As cool as the premise of Chuck Norris kicking ninjas around sounds, this is probably the weakest of Norris’ three ACP pictures. A lot of that has to do with an overly complicated storyline that squeezes in twice as many characters as needed, each with different motivations that ultimately point to the same result. There’s a pretty consistent correlation between the quality of a Chuck Norris movie and how little time it wastes on things that aren’t Chuck Norris doing what he does best: wrecking dudes with karate. A movie about Chuck Norris fighting ninjas shouldn’t be this boring, but The Octagon is relentless in showing us scenes where someone asks Chuck to go fight ninjas for them, and Chuck politely saying ‘no thanks.’

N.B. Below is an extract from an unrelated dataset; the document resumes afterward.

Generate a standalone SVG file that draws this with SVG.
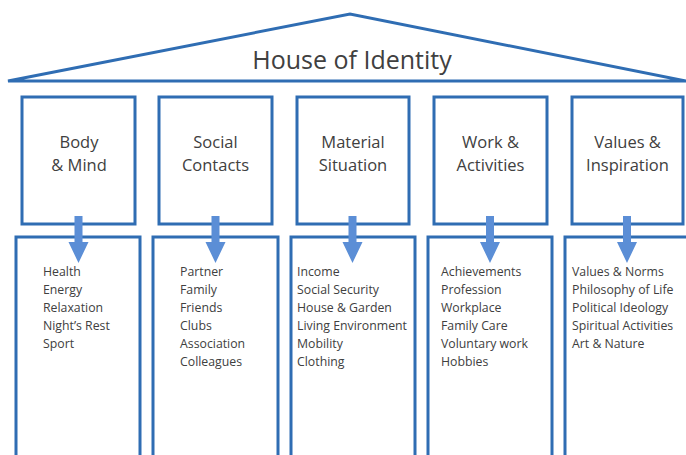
<svg xmlns="http://www.w3.org/2000/svg" width="686" height="455" viewBox="0 0 686 455">
<style>
.box{fill:#fff;stroke:#2f6db3;stroke-width:3}
.roof{fill:#fff;stroke:#2f6db3;stroke-width:3;stroke-linejoin:miter}
.title{font-family:"Open Sans","Liberation Sans",sans-serif;font-size:25px;fill:#404040;text-anchor:middle}
.head{font-family:"Open Sans","Liberation Sans",sans-serif;font-size:16.5px;fill:#404040;text-anchor:middle}
.item{font-family:"Open Sans","Liberation Sans",sans-serif;font-size:12.3px;fill:#404040}
.arrow{fill:#5b8ed6}
</style>
<rect width="686" height="455" fill="#fff"/>
<g id="roof">
<polygon class="roof" points="8,81 350,14 686,81"/>
<text class="title" x="352" y="69">House of Identity</text>
</g>
<g id="node-body">
<rect class="box" x="22" y="97" width="113" height="127"/>
<text class="head" x="79" y="148">Body</text>
<text class="head" x="79" y="171">&amp; Mind</text>
</g>
<g id="node-social">
<rect class="box" x="159" y="97" width="113" height="127"/>
<text class="head" x="215.5" y="148">Social</text>
<text class="head" x="215.5" y="171">Contacts</text>
</g>
<g id="node-material">
<rect class="box" x="297" y="97" width="112" height="127"/>
<text class="head" x="353" y="148">Material</text>
<text class="head" x="353" y="171">Situation</text>
</g>
<g id="node-work">
<rect class="box" x="434" y="97" width="113" height="127"/>
<text class="head" x="490.5" y="148">Work &amp;</text>
<text class="head" x="490.5" y="171">Activities</text>
</g>
<g id="node-values">
<rect class="box" x="572" y="97" width="111" height="127"/>
<text class="head" x="627.5" y="148">Values &amp;</text>
<text class="head" x="627.5" y="171">Inspiration</text>
</g>
<g id="list-body">
<rect class="box" x="16" y="237" width="124" height="230"/>
<text class="item" x="43" y="276">Health</text>
<text class="item" x="43" y="294">Energy</text>
<text class="item" x="43" y="312">Relaxation</text>
<text class="item" x="43" y="330">Night’s Rest</text>
<text class="item" x="43" y="348">Sport</text>
</g>
<g id="list-social">
<rect class="box" x="153" y="237" width="125" height="230"/>
<text class="item" x="180" y="276">Partner</text>
<text class="item" x="180" y="294">Family</text>
<text class="item" x="180" y="312">Friends</text>
<text class="item" x="180" y="330">Clubs</text>
<text class="item" x="180" y="348">Association</text>
<text class="item" x="180" y="366">Colleagues</text>
</g>
<g id="list-material">
<rect class="box" x="291" y="237" width="124" height="230"/>
<text class="item" x="297" y="276">Income</text>
<text class="item" x="297" y="294">Social Security</text>
<text class="item" x="297" y="312">House &amp; Garden</text>
<text class="item" x="297" y="330">Living Environment</text>
<text class="item" x="297" y="348">Mobility</text>
<text class="item" x="297" y="366">Clothing</text>
</g>
<g id="list-work">
<rect class="box" x="428" y="237" width="124" height="230"/>
<text class="item" x="441" y="276">Achievements</text>
<text class="item" x="441" y="294">Profession</text>
<text class="item" x="441" y="312">Workplace</text>
<text class="item" x="441" y="330">Family Care</text>
<text class="item" x="441" y="348">Voluntary work</text>
<text class="item" x="441" y="366">Hobbies</text>
</g>
<g id="list-values">
<rect class="box" x="565" y="237" width="130" height="230"/>
<text class="item" x="572" y="276">Values &amp; Norms</text>
<text class="item" x="572" y="294">Philosophy of Life</text>
<text class="item" x="572" y="312">Political Ideology</text>
<text class="item" x="572" y="330">Spiritual Activities</text>
<text class="item" x="572" y="348">Art &amp; Nature</text>
</g>
<g id="connectors">
<defs>
<path id="arr" d="M-4,0 H4 V26 H10 L0,47 L-10,26 H-4 Z"/>
</defs>
<use href="#arr" class="arrow" x="78.5" y="216"/>
<use href="#arr" class="arrow" x="215.5" y="216"/>
<use href="#arr" class="arrow" x="352.5" y="216"/>
<use href="#arr" class="arrow" x="490" y="216"/>
<use href="#arr" class="arrow" x="627" y="216"/>
</g>
</svg>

The Octagon’s kitchen sink plot also saw fit to provide Chuck Norris with not one, but three different romantic interests: prima ballerina Nancy (Kim Lankford), sultry heiress Justine (Karen Carlson), and aspiring commando Aura (Carol Bagdasarian). This adds lots of extra drag to the sections where Chuck isn’t kicking his way through anonymous ninja foot soldiers; as an actor whose woodenness is already unmissable when he’s asked to show emotion, he can look downright uncomfortable whenever he’s forced to act out romance with a female co-star. To his credit, Chuck himself acknowledged this weakness by the next phase of his film career, and would regularly ask producers to downplay or even remove his hero’s love stories. But in The Octagon, we’re forced to watch him visibly squirm through scene after scene of beautiful women throwing themselves at him. He looks like an awkward thirteen-year-old boy approaching a girl at a middle school dance.

If you can hang though until the very end, the movie vastly improves once Chuck stops dragging his feet and finally starts using them against ninjas. The climactic battles play out like modern video game level design, complete with endless ninja grunts who go down with a single Chuck-punch, an unnecessary platforming section, and a pretty cool mini-boss battle before our hero finally squares off against the Ninja leader. While there are some gigantic action scenes to finish out the movie, anyone hoping that this would be Missing in Action meets American Ninja will come away sorely disappointed.

Finally, it’s impossible to talk about The Octagon without mentioning that Chuck’s character has an inner monologue that pipes in whenever the movie has a rare moment of silence. He not only whispers exactly what his character is thinking, but does it through an Echoplex—the same tape delay heard in Led Zeppelin’s “The Song Remains the Same” and so many other classic rock tracks—so that his whispers repeat over and over themselves. This would probably be aggravating in most movies, but for some reason it’s really fun in The Octagon—perhaps because we’re listening to Chuck Norris explain the very obvious through a silly sound effect.

Like their releases of A Force of One and Good Guys Wear Black, Kino Lorber’s new special edition of The Octagon looks really strong given its low-budget source, and is crammed with extras. The disc includes a new commentary by action scholars Mike Leeder and Brandon Bentley, as well as an older commentary from director Eric Karson. There’s also a deep gallery of advertising spots and an archival Making Of featurette that has some fun production stories in its second half. All-in-all, it’s a robust selection of supplements.

The Octagon isn’t terrible, but it doesn’t come close to living up to the high expectations it sets through its cool poster and what should have been a can’t-miss premise. We’d recommend either of Kino’s other two new Chuck Norris reissues before this one, but if you’re a bigger Chuck Norris fan, The Octagon’s AV quality and package of bonus features make this edition well worth grabbing.